The ordinance, if passed, will make the display and consumption of alcohol illegal in all city parks. It places restrictions on plastic foam cups, tobacco use and personal barbecue pits. The river is state property and therefore out of the city council’s jurisdiction.
The ban is scaring some local business owners who rely on revenue from alcohol sales.
Naveed Mohammed, owner of the Korner Stop Food Mart by Sewell Park, expressed concern for his business that has ‘Beer and Wine’ on the store’s sign. A high percentage of his store’s merchandise is alcohol.
“It’s not good,” Mohammed said. “It’s not going to only hurt my business. It’s going to hurt everyone’s (business).”
Mohammed said the store’s profit might diminish during the summer floating season if people cannot drink at the parks and go to other towns to spend their money. Depending on how business goes if the ordinance passes, Mohammad will consider making changes in his merchandise and the amount of alcohol the store carries.

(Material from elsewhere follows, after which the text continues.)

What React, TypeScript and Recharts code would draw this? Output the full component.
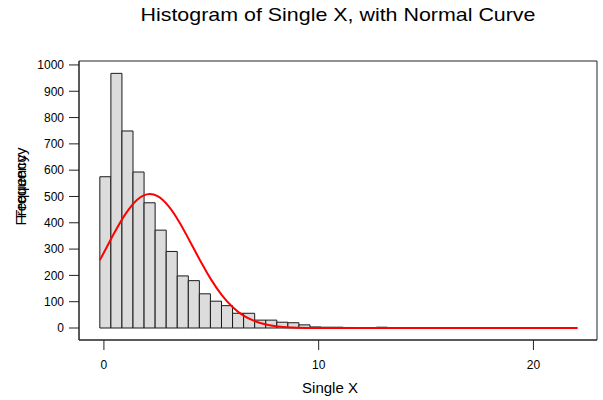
import React from 'react';
import { ComposedChart, Line, XAxis, YAxis, ReferenceArea } from 'recharts';

// histogram bins (Single X), left edge of the first bin + width in x units
const binStart = -0.19;
const binWidth = 0.515;
const binCounts = [
    575, 968, 749, 593, 476, 372, 291, 198, 180, 130, 102, 85, 56, 56, 30, 30, 22, 20, 12, 4, 3, 3, 2, 1,
    1, 3, 1, 0, 1, 0, 0, 1, 0, 1, 1, 0, 0, 0, 1, 0, 0, 0, 0, 0,
];

// fitted normal curve
const curveX = [-0.19, 0, 0.5, 1, 1.5, 2, 2.14, 2.5, 3, 3.5, 4, 4.5, 5, 5.5, 6, 6.5, 7, 7.5, 8, 8.5, 9, 10, 12, 16, 22.06];
const curveY = [258, 287, 364, 433, 484, 508, 509, 501, 464, 404, 330, 254, 183, 124, 79, 47, 27, 14, 7, 3, 1, 0, 0, 0, 0];

const xTicks = [0, 10, 20];
const yTicks = [0, 100, 200, 300, 400, 500, 600, 700, 800, 900, 1000];
const xDomain = [-1.16, 22.96];
const yDomain = [-45.6, 1015];

const curveData = curveX.map((x, i) => ({ x, y: curveY[i] }));

const font = 'Arial, "Liberation Sans", sans-serif';
const ink = '#222';

export default function App() {
    return (
        <div style={{ position: 'absolute', left: 0, top: 0, width: 603, height: 400, background: '#fff' }}>
            <ComposedChart
                width={603}
                height={400}
                data={curveData}
                margin={{ top: 61, right: 6, bottom: 30, left: 19 }}
            >
                <XAxis
                    dataKey="x"
                    type="number"
                    domain={xDomain}
                    ticks={xTicks}
                    allowDataOverflow
                    height={30}
                    tickSize={10}
                    tickMargin={10}
                    axisLine={{ stroke: ink }}
                    tickLine={{ stroke: ink }}
                    tick={{ fill: '#000', fontSize: 12, fontFamily: font }}
                />
                <YAxis
                    type="number"
                    domain={yDomain}
                    ticks={yTicks}
                    allowDataOverflow
                    width={60}
                    tickSize={10}
                    tickMargin={5}
                    axisLine={{ stroke: ink }}
                    tickLine={{ stroke: ink }}
                    tick={{ fill: '#000', fontSize: 12, fontFamily: font }}
                />
                {/* frame around the plot area */}
                <ReferenceArea
                    x1={xDomain[0]}
                    x2={xDomain[1]}
                    y1={yDomain[0]}
                    y2={yDomain[1]}
                    fill="none"
                    stroke={ink}
                    strokeWidth={1}
                />
                {binCounts.map((c, k) =>
                    c > 0 ? (
                        <ReferenceArea
                            key={k}
                            x1={binStart + k * binWidth}
                            x2={binStart + (k + 1) * binWidth}
                            y1={0}
                            y2={c}
                            fill="#dcdcdc"
                            fillOpacity={1}
                            stroke="#1a1a1a"
                            strokeWidth={1}
                        />
                    ) : null
                )}
                <Line
                    type="monotone"
                    dataKey="y"
                    stroke="#ff0000"
                    strokeWidth={2}
                    dot={false}
                    isAnimationActive={false}
                />
                <text x={338} y={21} textAnchor="middle" fontSize={19} textLength={395} lengthAdjust="spacingAndGlyphs" fontFamily={font} fill="#000">
                    Histogram of Single X, with Normal Curve
                </text>
                <text x={330} y={393} textAnchor="middle" fontSize={15} fontFamily={font} fill="#000">
                    Single X
                </text>
                <text x={26} y={183} transform="rotate(-90 26 183)" textAnchor="middle" fontSize={15} fontFamily={font} fill="#000">
                    Frequency
                </text>
                <text x={26} y={190} transform="rotate(-90 26 190)" textAnchor="middle" fontSize={15} fontFamily={font} fill="#000">
                    Frequency
                </text>
            </ComposedChart>
        </div>
    );
}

Dora Rizk, owner of Herbert’s Grocery, said she is against the ban because it will hurt her business.
“About 70 percent of my revenue comes from beer, alcohol and tobacco sales,” Rizk said.
Rizk’s store is one of many, including The Yellow Store, Shell Food Mart and Café on the Square, supporting a petition to stop the new ordinance from passing.
Monica De La Rosa, San Marcos resident, is heading up the petition. To protest the ordinance, she started a Facebook page, which has swelled to approximately 600 supporters.
“Putting this new law into effect affects a lot of people,” De La Rosa said.
Kim Porterfield, City Councilmember Place 1, voted in favor of the ordinance. She thinks the ordinance will positively affect tourism rates in San Marcos. Porterfield related the San Marcos ban to the alcohol policy Galveston adopted in 1968, which she said did not affect alcohol sales.
“The most important factor is the river. It brings so much money to our restaurants, gas stations, convenient stores and hotels,” Porterfield said.
Jude Prather, Place 2, voted against the ordinance because he disagrees with Porterfield.
“It will definitely affect tourism in San Marcos because it changes what San Marcos is known for,” said Prather. “San Marcos is known for being a fun town.”
Porterfield said the council wants people to come to the river and enjoy themselves, just not while intoxicated. She called the new ordinance a curtailment, not a ban.
Porterfield is concerned, however, about the timing of the potential ordinance. She said park visitors coming from out of town may not know about the ordinance, and there is little time before summer to spread awareness.
Local business owners may also feel a hit if the ordinance passes during the April 17 city council meeting.
“There’s nothing much I can do. I think most of the convenient stores will suffer from this, especially in surrounding areas,” said Mohammed. “We’ll just have to wait and see.”